My wife and I own the property that we bought for my son when he was a student. He has lived there rent-free ever since and he has married and now has a family. As a way to minimise our inheritance tax liabilities we would like to gift half ownership to our son and the other half to our daughter who does not live in the house. We are aware of the capital gains tax implications for our daughter if our son were to sell the house but is there any capital gains tax liability for us, or the children, when we make the gift?
Anne Redston of the Chartered Institute of Taxation says that if you and your wife gift the house to your children and then survive for seven years there will be no IHT implications as long as you don’t live there. But you are right in thinking the gift will be subject to capital gains tax. “It used to be possible to defer any tax arising but this is no longer the case,” Redston says. “You will need to review whether paying CGT will be less expensive for you than IHT.”
The capital gain will be based on the market value at the time of transfer. It can be split between you and your wife (meaning you can both make use of the annual £8,800 capital gains allowance) and the costs of any improvements you have made can also be deducted.

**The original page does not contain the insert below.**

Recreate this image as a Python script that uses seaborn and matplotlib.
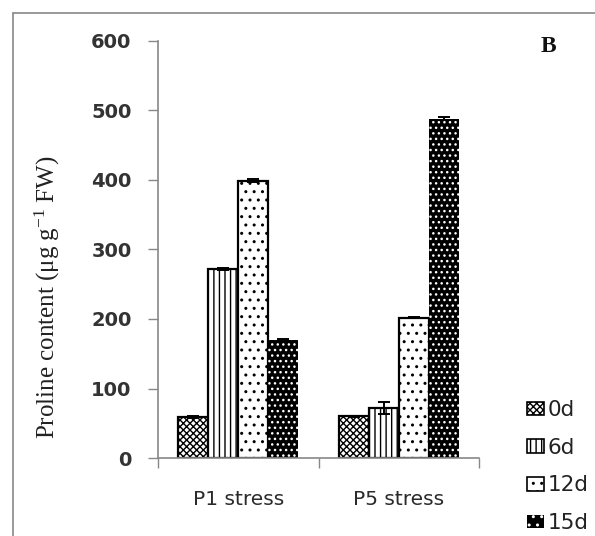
import matplotlib
matplotlib.use("Agg")
import matplotlib.pyplot as plt
import seaborn as sns
import pandas as pd
from matplotlib.patches import Patch
from matplotlib.lines import Line2D

groups = ["P1 stress", "P5 stress"]
days = ["0d", "6d", "12d", "15d"]
values = {
    "0d": [59, 60],
    "6d": [272, 72],
    "12d": [399, 202],
    "15d": [170, 488],
}
errors = {
    "0d": [2, 1],
    "6d": [2, 8],
    "12d": [2, 1],
    "15d": [1, 2],
}
yticks = [0, 100, 200, 300, 400, 500, 600]

rows = []
for d in days:
    for g, v in zip(groups, values[d]):
        rows.append({"group": g, "day": d, "value": v})
df = pd.DataFrame(rows)

sns.set_theme(style="white")
plt.rcParams["hatch.linewidth"] = 1.0
plt.rcParams["mathtext.fontset"] = "custom"
plt.rcParams["mathtext.rm"] = "Liberation Serif"
plt.rcParams["mathtext.it"] = "Liberation Serif:italic"
plt.rcParams["mathtext.bf"] = "Liberation Serif:bold"

fig = plt.figure(figsize=(5.95, 5.36), dpi=100)
ax = fig.add_axes([158/595, 1-458/536, (479-158)/595, (458-41)/536])

sns.barplot(data=df, x="group", y="value", hue="day", order=groups,
            hue_order=days, errorbar=None, width=0.75, ax=ax,
            palette=["white"]*4, legend=False)

styles = {
    "0d": dict(face="white", edge="black", hatch="xxxxx"),
    "6d": dict(face="white", edge="black", hatch="|||"),
    "12d": dict(face="white", edge="black", hatch=".."),
    "15d": dict(face="black", edge="white", hatch="..."),
}
for cont, d in zip(ax.containers, days):
    st = styles[d]
    xs, ys = [], []
    for bar in cont.patches:
        bar.set_facecolor(st["face"])
        bar.set_edgecolor(st["edge"])
        bar.set_hatch(st["hatch"])
        bar.set_linewidth(1.6 if d != "15d" else 0)
        xs.append(bar.get_x() + bar.get_width()/2)
        ys.append(bar.get_height())
    ax.errorbar(xs, ys, yerr=errors[d], fmt="none",
                ecolor="black", elinewidth=1.4, capsize=4, capthick=1.4, zorder=5)

ax.set_ylim(0, 600)
ax.set_xlim(-0.5, 1.5)
ax.set_yticks(yticks)
ax.set_yticklabels([str(t) for t in yticks], fontfamily="DejaVu Sans",
                   fontweight="bold", fontsize=14, color="#333333")
ax.set_xticks([0, 1])
ax.set_xticklabels(groups, fontfamily="DejaVu Sans", fontsize=14.5, color="#2a2a2a")
ax.tick_params(axis="y", which="both", left=True, length=7, width=1,
               color="#888888", pad=12, direction="out")
ax.tick_params(axis="x", which="major", bottom=False, pad=17)
# category boundary ticks
ax.set_xticks([-0.5, 0.5, 1.5], minor=True)
ax.tick_params(axis="x", which="minor", bottom=True, length=7, width=1,
               color="#888888", direction="out")

for s in ["top", "right"]:
    ax.spines[s].set_visible(False)
for s in ["left", "bottom"]:
    ax.spines[s].set_color("#888888")
    ax.spines[s].set_linewidth(1.2)

ax.set_xlabel("")
ax.set_ylabel("")
fig.text(47/595, 1-297/536, "Proline content (μg g$^{\\mathregular{-1}}$ FW)",
         fontfamily="Liberation Serif", fontsize=18, color="#222222",
         rotation=90, ha="center", va="center")

fig.text(548/595, 1-46/536, "B", fontfamily="Liberation Serif",
         fontweight="bold", fontsize=17, ha="center", va="center", color="#111111")

legend_hatch = {"0d": "xxxxx", "6d": "|||", "12d": "..", "15d": ".."}
handles = [Patch(facecolor=styles[d]["face"], edgecolor=styles[d]["edge"],
                 hatch=legend_hatch[d],
                 linewidth=(1.2 if d != "15d" else 0),
                 label=d) for d in days]
leg = fig.legend(handles=handles, loc="upper left",
                 bbox_to_anchor=(527/595, 1-400/536), frameon=False,
                 prop={"family": "DejaVu Sans", "size": 15.5}, handlelength=0.8,
                 handleheight=0.6, handletextpad=0.15, labelspacing=0.82,
                 borderaxespad=0, borderpad=0)
for t in leg.get_texts():
    t.set_color("#222222")
for h, d in zip(leg.legend_handles, days):
    if d != "15d":
        h.set_edgecolor("black")

# outer frame
fig.add_artist(Line2D([13/595, 13/595], [0, 1-13/536], transform=fig.transFigure,
                      color="#888888", linewidth=1.2))
fig.add_artist(Line2D([13/595, 1], [1-13/536, 1-13/536], transform=fig.transFigure,
                      color="#888888", linewidth=1.2))

fig.savefig("out.png", dpi=100)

Once the property is transferred, your children will receive it at the market value used for your CGT calculation. This means that if your daughter sells her share within a short period, it is unlikely she will have any tax to pay, as any further gain will probably be sheltered by her annual allowance. Assuming the property remains your son’s main residence, no CGT will be chargeable on his half share when he sells it. One risk area is that if at some future point you and/or your wife move in with your son, there could be an income tax charge on you under the pre-owned assets rules. This may be the case even if your son has moved house.
Some years ago, while working in the NHS, I made a contribution to a Royal National Pension Fund for Nurses which offered a guaranteed annuity at age 65. I receive annual “illustrations” informing me what I might get at 65 but these bear no resemblance to either the guaranteed cash fund or the annuity, and also do not take into account the extra benefit I will receive from the purchase of RNPFN by Liverpool Victoria. When I asked what this paperwork meant I was told these guarantees are not taken into account when doing estimates, and I will be given details of my annuity at retirement. I am not dependent on this annuity but lots of NHS staff are. Why send out these statements if they are meaningless?
Liverpool Victoria, the UK’s largest friendly society, bought the RNPFN pension fund in 2001 and has been managing it ever since.
Katherine Hart at Liverpool Victoria says the annual illustration is something that the society is legally required to send out each year. She says it can send more accurate projections only within 12 months of the date a customer will draw an income.
She points out that the illustration itself states: “This illustration is required by law and is designed to help people plan for their retirement. The amount of pension is shown in today’s prices and has been worked out in accordance with assumptions laid down in the Occupational and Personal Pension Schemes (Disclosure of Information) Amendment Regulations 2002 (SI2002/1383) and the Faculty and Institute of Actuaries Technical Memorandum 1. The illustration is not a promise or guarantee of the actual amount of pension you will receive when you retire.”
I hope you don’t mind returning to the subject of gold coins. Are the gains on Krugerrands still subject to capital gains tax if they exceed your allowance for any tax year? Also, do they have to be declared irrespective of the amount purchased when they are acquired in the same way as assets such as stocks and shares?
South African Krugerrands were the first gold bullion coins to be marketed as an investment product. As they traded at only a small premium above gold they instantly proved popular worldwide.
Daniel Vowles, numismatic assessor at Chard, a Blackpool-based gold trader (www.taxfreegold.co.uk), says there is often confusion about whether profits made from gold are taxable or not. Unfortunately for investors, profits made from selling Krugerrands do come under capital gains tax legislation and profit in excess of ££8,800 in the tax year 2006/07 will be taxed based on your income.
“Within the gold bullion trade many people seem unsure as to the correct tax laws and legislations” says Vowles. “This is in part due to the inadequacy and poor organisation of HM Customs & Excise website.” HMRC’s CGT manual, on the other hand, states clearly that: “Coins which are currency but not sterling, for example Krugerrands, are chargeable assets.” “This means they are subject to CGT,” Vowles says.
He also notes the manual says something that may please investors in British Sovereigns and Britannias in relation to CGT. “Sovereigns minted in 1837 and later years and Britannia gold coins are currency but, like all sterling currency, are exempt.” This means they are not chargeable assets and will not attract CGT.
On the second point, about declaring assets, he says that as a buyer of Krugerrands you are not required to declare your acquisition but you will have to provide personal details to the vendor. This is because it is the seller’s responsibility to notify HM Revenue & Customs of individuals buying investment gold.